This tutorial will walk you through setting up a canary config such that a new version of a function can be deployed in production with minimal risk in a way that it gradually receives user traffic all the way from 0% to 100% eventually.
This feature is dependent on Prometheus metrics to check the health of the new version of the function before incrementing the percentage of user traffic to the new version of the function can be incremented at every interval that is configured.
Hence, Prometheus needs to be deployed and is listed as a dependency for fission chart. Issuing a
helm dependency update before
helm install of fission ensures the prometheus chart is fetched and installed alongside fission.
A Canary Config has the following parameters :
duration: Specifies how frequently user traffic needs to be incremented for the new version of function
failurethreshold: Specifies the threshold in percentage beyond which the new version of a function is declared unhealthy
funcn: Specifies the name of the latest version of the function
funcn-1: Specifies the name of the current stable version of the function
trigger: Specifies the name of the http trigger object
weightincrement: Specifies the percentage increase of user traffic towards the new version of the function
failureType: Specifies the parameter for checking the health of the new version of a function. For now, the only supported type is
status-code which is the http status code. So if a function returns a status code other than 200, its considered to be unhealthy.

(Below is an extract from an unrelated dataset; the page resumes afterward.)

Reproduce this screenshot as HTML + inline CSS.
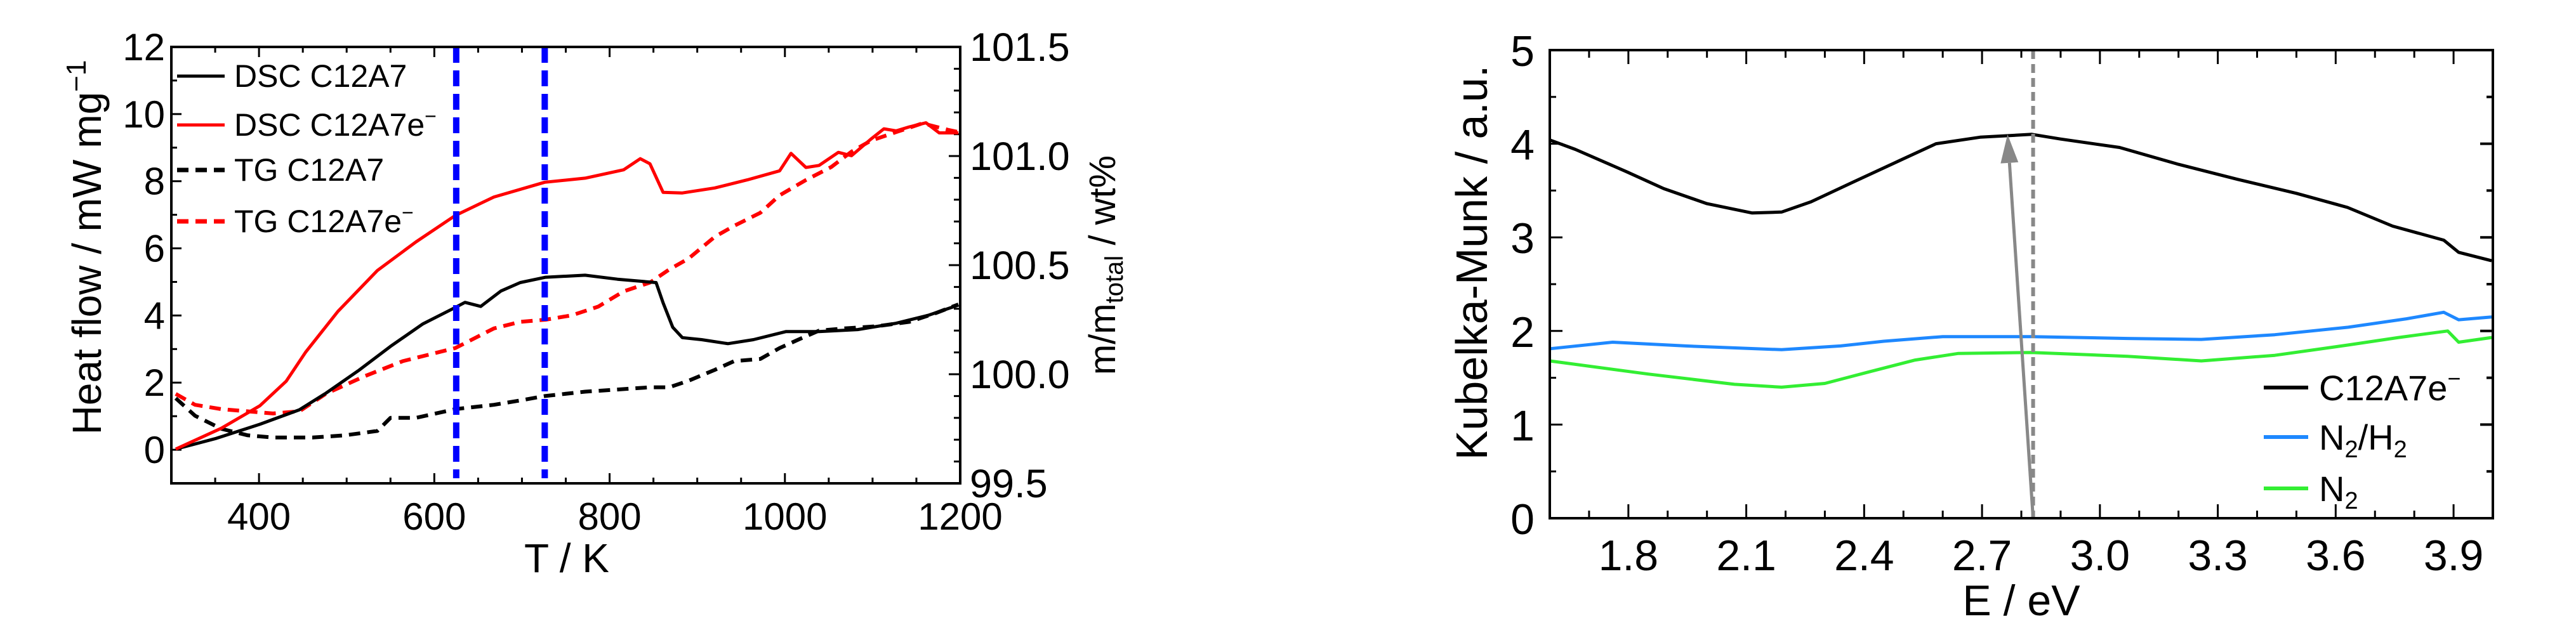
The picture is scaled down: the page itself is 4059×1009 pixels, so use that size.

For example, let’s say the current stable version of a function is fna-v1 and the latest version of a function is fna-v2. Let’s suppose we want to increment the traffic towards the new version in steps of 30% every 1m with a failure threshold of 10%. For such a scenario, the sample canary config is given below. What happens is that every 1m, the percentage of failed requests to fna-v2 gets calculated from prometheus metrics. If it is under the configured failure threshold of 10%, then the percentage traffic to fn-v2 gets incremented by 30% and this cycle repeats until either the failure threshold has reached at which point, the deployment is rolled back or fn-v2 is receiving 100% of the user traffic.
apiVersion: fission.io/v1 kind: CanaryConfig metadata: name: canary-1 namespace: default spec: duration: 1m failureType: status-code failurethreshold: 10 funcn: fn-a-v2 funcn-1: fn-a-v1 trigger: route-fna weightincrement: 30
fission env create --name nodejs --image fission/node-env
fission fn create --name fna-v1 --code hello.js --env nodejs fission fn create --name fna-v2 --code hello2.js --env nodejs
fission route create --name route-fna --function fna-v1 --weight 100 --function fna-v2 --weight 0
fission canary-config create --name canary-1 --funcN fna-v2 --funcN-1 fna-v1 --httptrigger route-fna --increment-step 30 --increment-interval 1m --failure-threshold 10
fission canary-config get --name canary-1
This prints the status of the canary deployment of the new version of the function. The status is “Pending” if the canary deployment is in progress. The status is “Succeeded” if the new version of the function is receiving 100% of the user traffic. The status is “Failed” if the failure threshold reached for the new version of the function and as a result 100% of the traffic gets routed to the old version of the function(rollback). The status is “Aborted” if there were some failures during the canary deployment.
scrape_interval for Prometheus server is 1m by default. If the “duration” parameter needs to be less than 1m, the
scrape_interval parameter needs to configured to a much lower value.
This can be done by updating the config map for prometheus server. Just updating the config map is enough, prometheus server need not be restarted.